__Provided information__.
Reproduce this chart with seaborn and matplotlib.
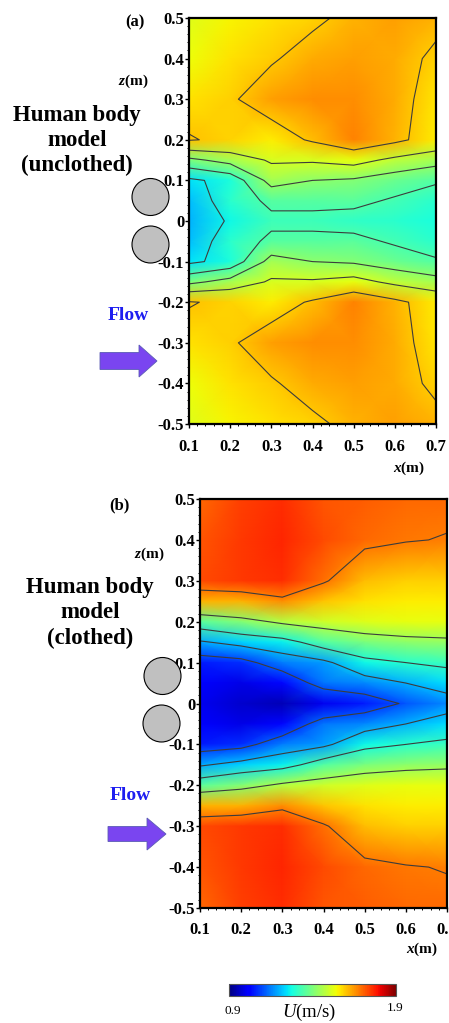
import numpy as np
import matplotlib
matplotlib.use('Agg')
import matplotlib.pyplot as plt
import seaborn as sns
from matplotlib.patches import Circle, FancyArrow
from matplotlib.ticker import MultipleLocator
from matplotlib.cm import ScalarMappable
from matplotlib.colors import Normalize

sns.set_style('ticks')
plt.rcParams['font.family'] = ['Liberation Serif', 'DejaVu Serif']
plt.rcParams['axes.unicode_minus'] = False
plt.rcParams['mathtext.fontset'] = 'custom'
plt.rcParams['mathtext.bf'] = 'Liberation Serif:italic:bold'
plt.rcParams['mathtext.it'] = 'Liberation Serif:italic'
plt.rcParams['mathtext.rm'] = 'Liberation Serif'

# measurement grid
x_pos = [0.1, 0.2, 0.3, 0.4, 0.5, 0.6, 0.7]

# (a) unclothed, U (m/s), rows = z from top to bottom
z_a = [0.5, 0.4, 0.3, 0.2, 0.15, 0.1, 0.05, 0.0,
       -0.05, -0.1, -0.15, -0.2, -0.3, -0.4, -0.5]
u_unclothed = [
    [1.52, 1.55, 1.57, 1.585, 1.62, 1.64, 1.62],
    [1.54, 1.57, 1.592, 1.63, 1.64, 1.63, 1.585],
    [1.57, 1.59, 1.64, 1.66, 1.66, 1.63, 1.565],
    [1.605, 1.585, 1.56, 1.61, 1.67, 1.62, 1.56],
    [1.40, 1.45, 1.51, 1.51, 1.53, 1.48, 1.45],
    [1.245, 1.285, 1.45, 1.42, 1.41, 1.38, 1.35],
    [1.21, 1.30, 1.355, 1.355, 1.36, 1.33, 1.30],
    [1.20, 1.27, 1.325, 1.325, 1.31, 1.30, 1.28],
    [1.21, 1.30, 1.355, 1.355, 1.36, 1.33, 1.30],
    [1.245, 1.285, 1.45, 1.42, 1.41, 1.38, 1.35],
    [1.40, 1.45, 1.51, 1.51, 1.53, 1.48, 1.45],
    [1.605, 1.585, 1.56, 1.61, 1.67, 1.62, 1.56],
    [1.57, 1.59, 1.64, 1.66, 1.66, 1.63, 1.565],
    [1.54, 1.57, 1.592, 1.63, 1.64, 1.63, 1.585],
    [1.52, 1.55, 1.57, 1.585, 1.62, 1.64, 1.62],
]
levels_a = [1.26, 1.34, 1.42, 1.50, 1.60]

# (b) clothed
z_b = [0.5, 0.4, 0.3, 0.25, 0.2, 0.15, 0.1, 0.05, 0.0,
       -0.05, -0.1, -0.15, -0.2, -0.25, -0.3, -0.4, -0.5]
u_clothed = [
    [1.70, 1.74, 1.76, 1.72, 1.71, 1.70, 1.70],
    [1.72, 1.75, 1.77, 1.73, 1.70, 1.685, 1.676],
    [1.73, 1.75, 1.76, 1.69, 1.61, 1.59, 1.59],
    [1.62, 1.62, 1.66, 1.60, 1.57, 1.56, 1.56],
    [1.36, 1.41, 1.47, 1.50, 1.52, 1.53, 1.53],
    [1.19, 1.23, 1.26, 1.35, 1.40, 1.42, 1.43],
    [1.05, 1.07, 1.15, 1.18, 1.27, 1.30, 1.32],
    [1.01, 0.99, 1.03, 1.14, 1.16, 1.20, 1.24],
    [1.00, 0.97, 0.95, 1.00, 1.05, 1.11, 1.16],
    [1.01, 0.99, 1.03, 1.14, 1.16, 1.20, 1.24],
    [1.05, 1.07, 1.15, 1.18, 1.27, 1.30, 1.32],
    [1.19, 1.23, 1.26, 1.35, 1.40, 1.42, 1.43],
    [1.36, 1.41, 1.47, 1.50, 1.52, 1.53, 1.53],
    [1.62, 1.62, 1.66, 1.60, 1.57, 1.56, 1.56],
    [1.73, 1.75, 1.76, 1.69, 1.61, 1.59, 1.59],
    [1.72, 1.75, 1.77, 1.73, 1.70, 1.685, 1.676],
    [1.70, 1.74, 1.76, 1.72, 1.71, 1.70, 1.70],
]
levels_b = [1.10, 1.20, 1.30, 1.45, 1.68]

x_ticks = [0.1, 0.2, 0.3, 0.4, 0.5, 0.6, 0.7]
x_tick_labels = ['0.1', '0.2', '0.3', '0.4', '0.5', '0.6', '0.7']
z_ticks = [-0.5, -0.4, -0.3, -0.2, -0.1, 0.0, 0.1, 0.2, 0.3, 0.4, 0.5]
z_tick_labels = ['-0.5', '-0.4', '-0.3', '-0.2', '-0.1', '0',
                 '0.1', '0.2', '0.3', '0.4', '0.5']
u_min, u_max = 0.9, 1.9

cmap = matplotlib.colormaps['jet']

fig = plt.figure(figsize=(4.49, 10.23), dpi=100)
W, H = 449, 1023


def add_ax(left, top, right, bottom):
    return fig.add_axes([left / W, 1 - bottom / H, (right - left) / W, (bottom - top) / H])


def draw_panel(ax, z, u, levels, xpad):
    X, Z = np.meshgrid(x_pos, z)
    U = np.array(u)
    ax.pcolormesh(X, Z, U, shading='gouraud', cmap=cmap, vmin=u_min, vmax=u_max)
    ax.contour(X, Z, U, levels=levels, colors='#3c3c3c', linewidths=0.8)
    ax.set_xlim(0.1, 0.7)
    ax.set_ylim(-0.5, 0.5)
    ax.set_xticks(x_ticks, x_tick_labels, fontweight='bold')
    ax.set_yticks(z_ticks, z_tick_labels, fontweight='bold')
    ax.xaxis.set_minor_locator(MultipleLocator(0.02))
    ax.yaxis.set_minor_locator(MultipleLocator(0.02))
    ax.tick_params(which='major', direction='out', length=3, width=1, labelsize=12,
                   color='black', labelcolor='black')
    ax.tick_params(axis='x', which='major', pad=xpad)
    ax.tick_params(axis='y', which='major', pad=0.5)
    ax.tick_params(which='minor', direction='out', length=1.5, width=0.7, color='black')
    for s in ax.spines.values():
        s.set_linewidth(1.6)
        s.set_color('black')


ax_a = add_ax(189, 18, 436, 424)
draw_panel(ax_a, z_a, u_unclothed, levels_a, 8)
ax_b = add_ax(200, 499, 447, 908)
draw_panel(ax_b, z_b, u_clothed, levels_b, 7)

cax = add_ax(229, 984, 396, 996)
cb = fig.colorbar(ScalarMappable(norm=Normalize(u_min, u_max), cmap=cmap),
                  cax=cax, orientation='horizontal')
cb.set_ticks([])
cb.outline.set_edgecolor('#555555')
cb.outline.set_linewidth(0.8)

# annotation layer in pixel coordinates
ov = fig.add_axes([0, 0, 1, 1], zorder=10)
ov.set_xlim(0, W)
ov.set_ylim(H, 0)
ov.set_axis_off()

bold = dict(ha='center', va='center', fontweight='bold', color='black')
ov.text(135, 22, '(a)', fontsize=12, **bold)
ov.text(119, 505, '(b)', fontsize=12, **bold)
ov.text(133, 81, r'$\mathbf{z}$(m)', fontsize=11, **bold)
ov.text(149, 554, r'$\mathbf{z}$(m)', fontsize=11, **bold)
ov.text(409, 468, r'$\mathbf{x}$(m)', fontsize=11, **bold)
ov.text(422, 949, r'$\mathbf{x}$(m)', fontsize=11, **bold)

for txt, y in zip(['Human body', 'model', '(unclothed)'], [115, 141, 165]):
    ov.text(77, y, txt, fontsize=16.5, **bold)
for txt, y in zip(['Human body', 'model', '(clothed)'], [587, 613, 638]):
    ov.text(90, y, txt, fontsize=16.5, **bold)

ov.text(128, 316, 'Flow', fontsize=14, ha='center', va='center', fontweight='bold', color='#1e1ef0')
ov.text(130, 795, 'Flow', fontsize=14, ha='center', va='center', fontweight='bold', color='#1e1ef0')

ov.add_patch(FancyArrow(100, 361, 57, 0, width=17, head_width=32, head_length=18,
                        length_includes_head=True, fc='#7a45f0', ec='#5b5bb5', lw=0.6))
ov.add_patch(FancyArrow(108, 834, 58, 0, width=15, head_width=32, head_length=19,
                        length_includes_head=True, fc='#7a45f0', ec='#5b5bb5', lw=0.6))

for cx, cy in [(150.5, 197), (150.5, 244.5), (162.5, 676), (161.5, 723.5)]:
    ov.add_patch(Circle((cx, cy), 18.5, fc='#c0c0c0', ec='black', lw=0.8))

ov.text(233, 1011, '0.9', fontsize=9.5, ha='center', va='center', color='black')
ov.text(395, 1008, '1.9', fontsize=9.5, ha='center', va='center', color='black')
ov.text(309, 1012, r'$U$(m/s)', fontsize=13.5, ha='center', va='center', color='black')

fig.savefig('out.png', dpi=100)
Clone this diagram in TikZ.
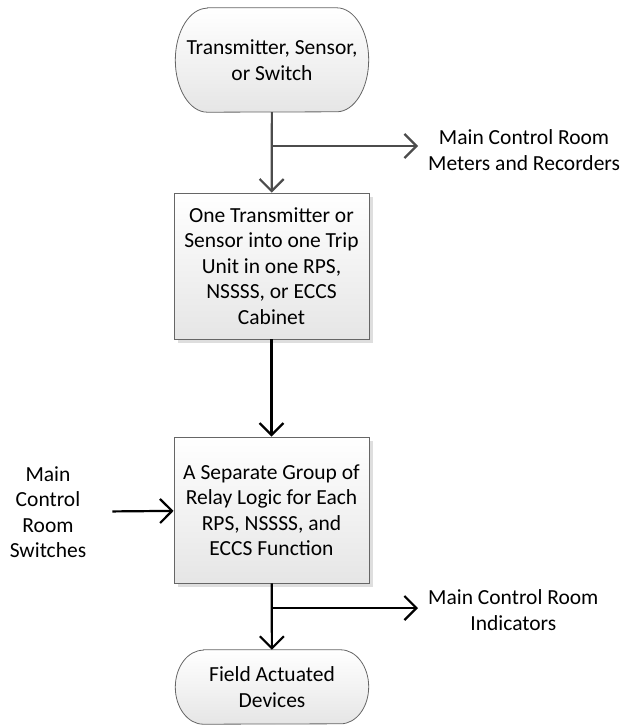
\documentclass[tikz,border=0pt]{standalone}
\usepackage{fontspec}
\setmainfont{Carlito}
\usetikzlibrary{arrows.meta,shadows,backgrounds}

\begin{document}
\begin{tikzpicture}[x=1pt,y=-1pt]
		\tikzstyle{txt} = [align=center,font=\fontsize{21.5}{25.5}\selectfont]
		\tikzstyle{box} = [txt,rectangle,draw=black!60,line width=0.8pt,top color=white,bottom color=black!10,minimum width=195pt,minimum height=146pt,drop shadow={shadow xshift=4pt,shadow yshift=-4pt,fill=black!13,opacity=1}]
		\tikzstyle{term} = [txt,minimum width=193pt]
		\tikzstyle{termfill} = [draw=black!60,line width=0.8pt,top color=white,bottom color=black!10]
		\tikzstyle{side} = [txt,inner xsep=10pt,inner ysep=2pt]
		\tikzstyle{fleche} = [-{Straight Barb[length=12pt,width=24pt]},line width=2.2pt]
		
		\useasboundingbox (0,0) rectangle (626,728);
		
		\node[term,minimum height=104pt](start) at (272,60) {Transmitter, Sensor,\\or Switch};
		\node[box](trip) at (271.5,266) {One Transmitter or\\Sensor into one Trip\\Unit in one RPS,\\NSSSS, or ECCS\\Cabinet};
		\node[box](relay) at (271.5,510) {A Separate Group of\\Relay Logic for Each\\RPS, NSSSS, and\\ECCS Function};
		\node[term,minimum height=74pt](field) at (272,687) {Field Actuated\\Devices};
		
		\node[side,anchor=west](meters) at (418,150) {Main Control Room\\Meters and Recorders};
		\node[side,inner xsep=26pt](switches) at (48,512) {Main\\Control\\Room\\Switches};
		\node[side,anchor=west](indicators) at (418,610) {Main Control Room\\Indicators};
		
		\begin{scope}[on background layer]
		\path[termfill] ([xshift=32pt]start.north west) -- ([xshift=-32pt]start.north east) arc[start angle=90,end angle=-90,x radius=32pt,y radius=52pt] -- ([xshift=32pt]start.south west) arc[start angle=270,end angle=90,x radius=32pt,y radius=52pt] -- cycle;
		\path[termfill] ([xshift=28pt]field.north west) -- ([xshift=-28pt]field.north east) arc[start angle=90,end angle=-90,x radius=28pt,y radius=37pt] -- ([xshift=28pt]field.south west) arc[start angle=270,end angle=90,x radius=28pt,y radius=37pt] -- cycle;
		\end{scope}
		
		\coordinate (b1) at (272,146);
		\coordinate (b2) at (272,608);
		
		\draw[fleche,black!70] (start) -- (trip);
		\draw[fleche,black!70] (b1) -- (b1 -| meters.west);
		\draw[fleche] (trip) -- (relay);
		\draw[fleche] (switches) -- (relay);
		\draw[fleche] (relay) -- (field);
		\draw[fleche] (b2) -- (b2 -| indicators.west);
		
		\end{tikzpicture}
\end{document}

__Problem__. Write down every line from the opening of the listing to the line with "from matplotlib.colors import Normalize", both included, and nothing else; the pictures are omitted.

__Answer__.
Reproduce this chart with seaborn and matplotlib.
import numpy as np
import matplotlib
matplotlib.use('Agg')
import matplotlib.pyplot as plt
import seaborn as sns
from matplotlib.patches import Circle, FancyArrow
from matplotlib.ticker import MultipleLocator
from matplotlib.cm import ScalarMappable
from matplotlib.colors import Normalize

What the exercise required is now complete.